Union of Iraqi Writers
- Founded: 7 May 1959
- Headquarters: Baghdad
- Affiliations: professional
- Website: www.iraqiwritersunion.com

= Union of Iraqi Writers =

Union of Iraqi Writers or officially The General Union for the Literaries and Writers in Iraq (الاتحاد العام للأدباء والكتاب في العراق) is a nonprofit professional cultural NGO that is concerned with Iraqi literary affairs. Founded in 1959 in Baghdad under Iraqi Republic (1958–68) and headquartered in Andalus Square in Baghdad and has branches in the provinces.

== Establishment ==
On 7 of May 1959, the first administrative body of Union elected by secret ballot; Jawahiri elected president by acclamation, and Salah Khalis as general secretary and members: Zul Nun Ayoub, Mohammed Saleh Bahr al-Ulum, Mahdi Makhzoumi and Abd al-Wahhab Al-Bayati, Ali Jawad al-Tahir (who became secretary general after the assignment of Dr. Khalis to work outside Iraq) and Lamia Abbas Amara and Yousef al-Ani and Saadi Yousef and Abdullah Goran and Abdul Malik Nuri and Abdul Majid al-Wendawi and Ali Jalil al-Wardi and the name of Abdul Hamid Hammoudi.

== Headquarters ==
The Union's headquarters is located in a building on the main street in Andalus Square in Baghdad.
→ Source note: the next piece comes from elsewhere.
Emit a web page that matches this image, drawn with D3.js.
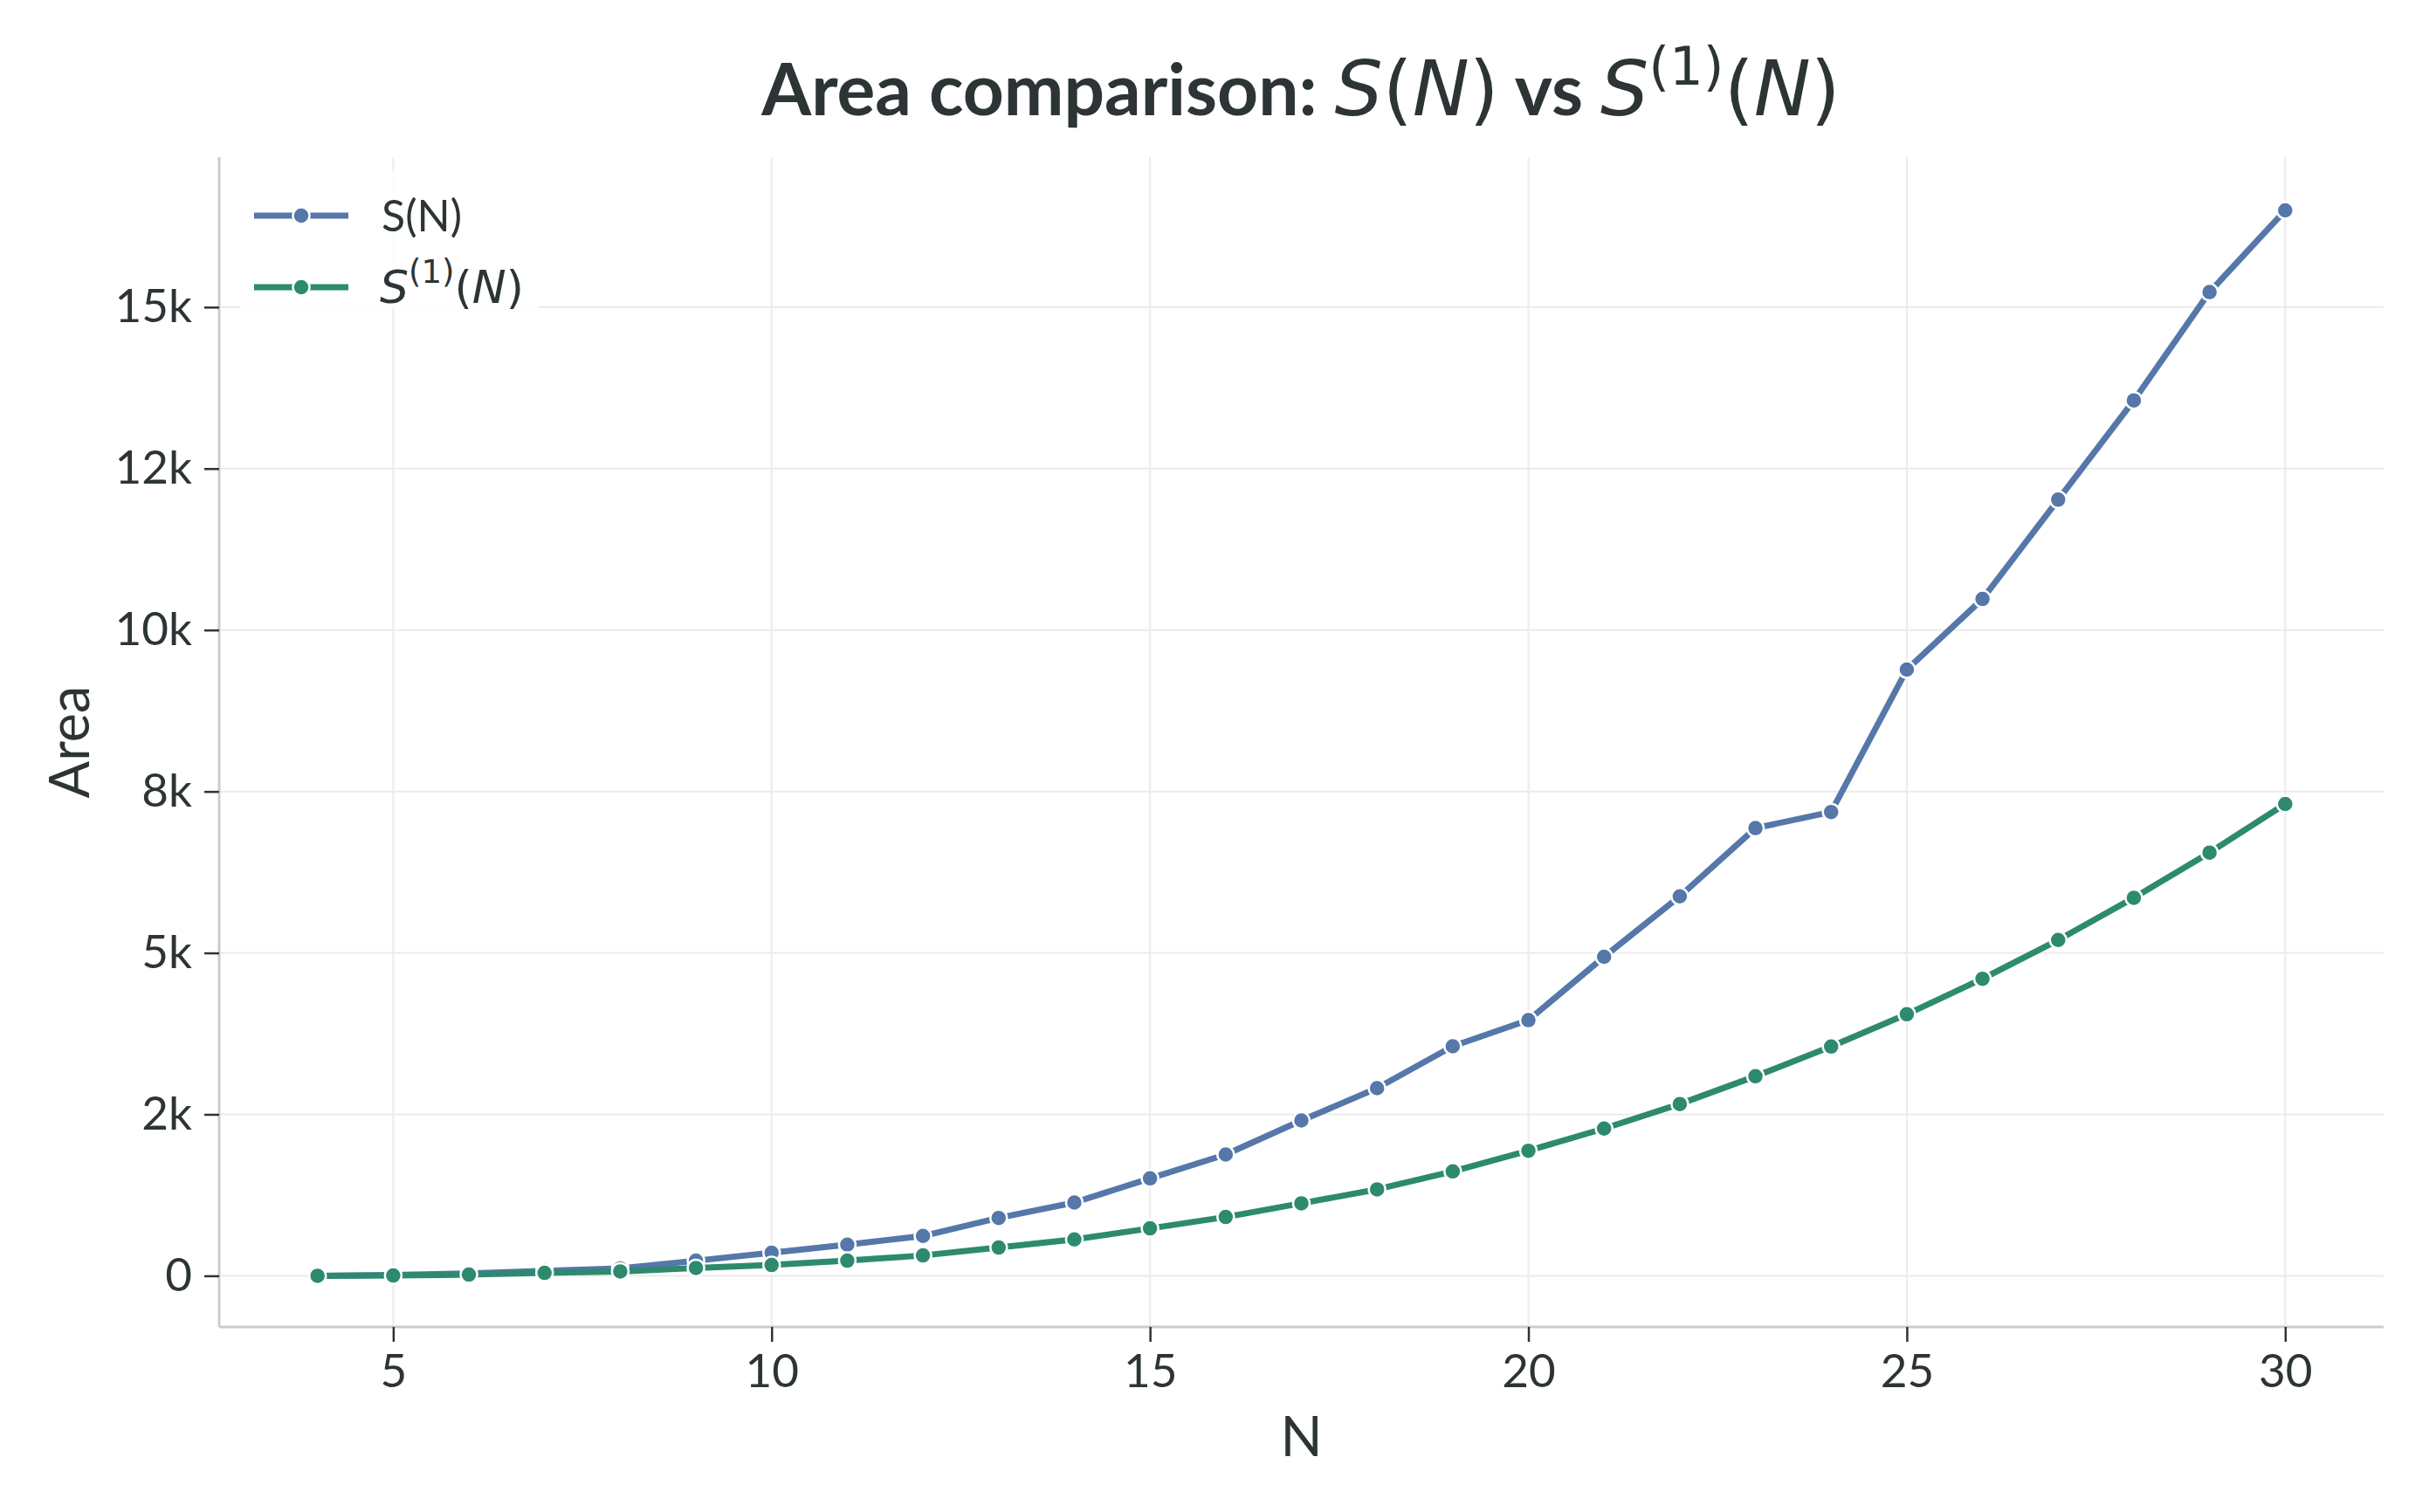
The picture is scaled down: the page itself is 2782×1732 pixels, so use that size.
<!DOCTYPE html>
<html>
<head>
<meta charset="utf-8">
<script src="https://cdn.jsdelivr.net/npm/d3@7"></script>
<style>
  body { margin: 0; background: #fff; }
  text { fill: #2d3436; }
</style>
</head>
<body>
<svg id="chart" width="2782" height="1732"></svg>
<script>
// data
var nValues = [4, 5, 6, 7, 8, 9, 10, 11, 12, 13, 14, 15, 16, 17, 18, 19, 20, 21, 22, 23, 24, 25, 26, 27, 28, 29, 30];
var sValues = [0, 14, 36, 77, 115, 234, 356, 482, 617, 896, 1135, 1509, 1878, 2405, 2905, 3554, 3959, 4940, 5876, 6933, 7182, 9387, 10481, 12019, 13556, 15233, 16498];
var s1Values = [0, 5, 18, 45, 68, 122, 167, 234, 315, 437, 563, 734, 910, 1122, 1338, 1617, 1937, 2280, 2660, 3090, 3550, 4050, 4600, 5200, 5854, 6553, 7306];
var xTicks = [5, 10, 15, 20, 25, 30];
var yTicks = [0, 2500, 5000, 7500, 10000, 12500, 15000];
var yTickLabels = ["0", "2k", "5k", "8k", "10k", "12k", "15k"];

var blue = "#5577a9", green = "#2d8a6e";
var box = {left: 251, right: 2730, top: 180, bottom: 1520};

var svg = d3.select("#chart");

// matplotlib-like 5% margins
var xPad = (d3.max(nValues) - d3.min(nValues)) * 0.05;
var allY = sValues.concat(s1Values);
var yPad = (d3.max(allY) - d3.min(allY)) * 0.05;

var x = d3.scaleLinear()
    .domain([d3.min(nValues) - xPad, d3.max(nValues) + xPad])
    .range([box.left, box.right]);
var y = d3.scaleLinear()
    .domain([d3.min(allY) - yPad * 0.96, d3.max(allY) + yPad])
    .range([box.bottom, box.top]);

// grid
svg.append("g").selectAll("line").data(xTicks).enter().append("line")
    .attr("x1", d => x(d)).attr("x2", d => x(d))
    .attr("y1", box.top).attr("y2", box.bottom)
    .attr("stroke", "#ebebeb").attr("stroke-width", 2);
svg.append("g").selectAll("line").data(yTicks).enter().append("line")
    .attr("x1", box.left).attr("x2", box.right)
    .attr("y1", d => y(d)).attr("y2", d => y(d))
    .attr("stroke", "#ebebeb").attr("stroke-width", 2);

// axes
var xAxis = svg.append("g")
    .attr("transform", "translate(0," + box.bottom + ")")
    .call(d3.axisBottom(x).tickValues(xTicks).tickSize(17).tickPadding(14));
var yAxis = svg.append("g")
    .attr("transform", "translate(" + box.left + ",0)")
    .call(d3.axisLeft(y).tickValues(yTicks).tickSize(17).tickPadding(14)
        .tickFormat((d, i) => yTickLabels[i]));

[xAxis, yAxis].forEach(function(ax) {
    ax.select(".domain").attr("stroke", "#cccccc").attr("stroke-width", 3);
    ax.selectAll(".tick line").attr("stroke", "#2d3436").attr("stroke-width", 2.5);
    ax.selectAll(".tick text")
        .style("font-family", "Lato").style("font-size", "53px").attr("fill", "#2d3436");
});
xAxis.select(".domain").attr("d", "M" + box.left + ",0H" + box.right);
yAxis.select(".domain").attr("d", "M0," + box.top + "V" + box.bottom);

// series
var series = [
    {name: "S", values: sValues, color: blue},
    {name: "S1", values: s1Values, color: green}
];

var line = d3.line()
    .x((d, i) => x(nValues[i]))
    .y(d => y(d));

series.forEach(function(s) {
    svg.append("path")
        .datum(s.values)
        .attr("d", line)
        .attr("fill", "none")
        .attr("stroke", s.color)
        .attr("stroke-width", 7)
        .attr("stroke-linejoin", "round");
    svg.append("g").selectAll("circle").data(s.values).enter().append("circle")
        .attr("cx", (d, i) => x(nValues[i]))
        .attr("cy", d => y(d))
        .attr("r", 9.5)
        .attr("fill", s.color)
        .attr("stroke", "#fff")
        .attr("stroke-width", 2.5);
});

// math-ish text: italic letters, upright brackets and digits
var mathParts = function(sel, size, supSize) {
    return function(txt, italic, dy, small) {
        sel.append("tspan")
            .style("font-family", "DejaVu Sans").style("font-weight", "normal")
            .style("font-style", italic ? "italic" : "normal")
            .style("font-size", (small ? supSize : size) + "px")
            .attr("dy", dy || 0)
            .text(txt);
    };
};

// legend
var legend = svg.append("g");
legend.append("rect")
    .attr("x", 275).attr("y", 196).attr("width", 342).attr("height", 158)
    .attr("fill", "#fff").attr("fill-opacity", 0.85);

var legendRows = [{color: blue, y: 247}, {color: green, y: 329}];
legendRows.forEach(function(r) {
    legend.append("line")
        .attr("x1", 291).attr("x2", 399).attr("y1", r.y).attr("y2", r.y)
        .attr("stroke", r.color).attr("stroke-width", 7);
    legend.append("circle")
        .attr("cx", 345).attr("cy", r.y).attr("r", 9.5)
        .attr("fill", r.color).attr("stroke", "#fff").attr("stroke-width", 2.5);
});

legend.append("text")
    .attr("x", 437).attr("y", 247).attr("dy", "0.35em")
    .style("font-family", "Lato").style("font-size", "50px")
    .text("S(N)");

var lt = legend.append("text").attr("x", 435).attr("y", 347);
var lm = mathParts(lt, 52, 37);
lm("S", true);
lm("(1)", false, -23, true);
lm("(", false, 23);
lm("N", true);
lm(")", false);

// axis labels
svg.append("text")
    .attr("x", (box.left + box.right) / 2).attr("y", 1668)
    .attr("text-anchor", "middle")
    .style("font-family", "Lato").style("font-size", "63px")
    .text("N");

svg.append("text")
    .attr("transform", "translate(102," + ((box.top + box.bottom) / 2) + ") rotate(-90)")
    .attr("text-anchor", "middle")
    .style("font-family", "Lato").style("font-size", "63px")
    .text("Area");

// title
var title = svg.append("text")
    .attr("x", 1490).attr("y", 132)
    .attr("text-anchor", "middle")
    .style("font-family", "Lato").style("font-size", "82px").style("font-weight", "bold");
title.append("tspan").text("Area comparison: ");
var tm = mathParts(title, 87, 61);
tm("S", true);
tm("(", false);
tm("N", true);
tm(")", false);
title.append("tspan").text(" vs ");
tm("S", true);
tm("(1)", false, -35, true);
tm("(", false, 35);
tm("N", true);
tm(")", false);
</script>
</body>
</html>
In the center of the building's courtyard is a huge portrait of the Iraqi poet Muhammad Mahdi al-Jawahiri. In addition to the Union's administration rooms, the building includes a lecture hall decorated with pictures of prominent contemporary Iraqi poets such as Badr Shaker al-Siyab, Ma'ruf al-Rusafi, Jamil Sidqi al-Zahawi and others, and a library full of titles despite the theft of many of its contents during the fall of Baghdad (2003). The Union building was attacked on the evening of June 17, 2015, by “an armed group dressed in black and carrying machine guns and light weapons.”

== General Secretaries ==
- 1959 - 1980 : Muhammad Mahdi al-Jawahiri.
- 1980 - 1986: Hamid Said Hadi.
- 2003 - May 13, 2016: Alfred Semaan Al-Maqdisi.
- 13 May 2016 - 28 August 2019: Ibrahim Al-Khayat.